The EV company’s decision came after the federal government denied its authorization to continue selling its cars despite a rule banning vehicles with Chinese-made connected vehicle software. Polestar, which is headquartered in Sweden but majority owned by China’s Geely, said it would stop selling its vehicles in the US starting with the 2027 model year.
For the thousands of Polestar owners and dozens of dealers in the US, it was a moment of disappointment and uncertainty. What would happen with their vehicles? Who would service them? Would they still get software updates? And at a time of record-high rates of EV depreciation, what would happen to the value of their cars?
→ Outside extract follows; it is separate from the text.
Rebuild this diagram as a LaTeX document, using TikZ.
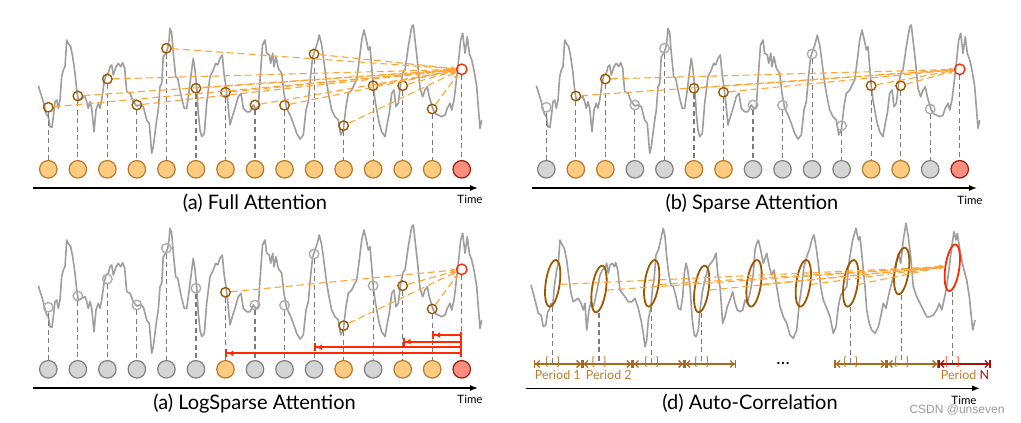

With these questions swirling, many are now looking around for someone to blame — and are not coming up with any obvious answers.
“It feels like we’re the ones left holding the bag, with no compensation for the sudden loss in market value on cars we just bought or leased,” said DL Byron, an inventor and content creator from Washington state, who picked up a certified pre-owned Polestar 2 just days before the company announced it was shutting down in the US. “At this point I have to trust that Polestar will honor its warranty and service commitments.”
“We deserve better.” — DL Byron, Polestar 2 owner
Volvo, which is also majority owned by Geely, has received authorization from the Commerce Department to keep selling its vehicles in the US despite its Chinese ties — a fact that also burns Polestar owners.
“The ‘brand‑within‑a‑brand’ model failed in the U.S., and that’s on Polestar — not on the owners who bought in,” Byron told The Verge. “We deserve better.”
Matthew Haiken, who owns a Polestar dealership in Short Hills, New Jersey, says that state franchise laws typically provide protections if an automaker goes bankrupt or voluntarily leaves the US market. Those protections exist because dealers make substantial investments that cannot easily be repurposed, including exclusive Polestar signage, long-term real estate leases, and specialized replacement parts.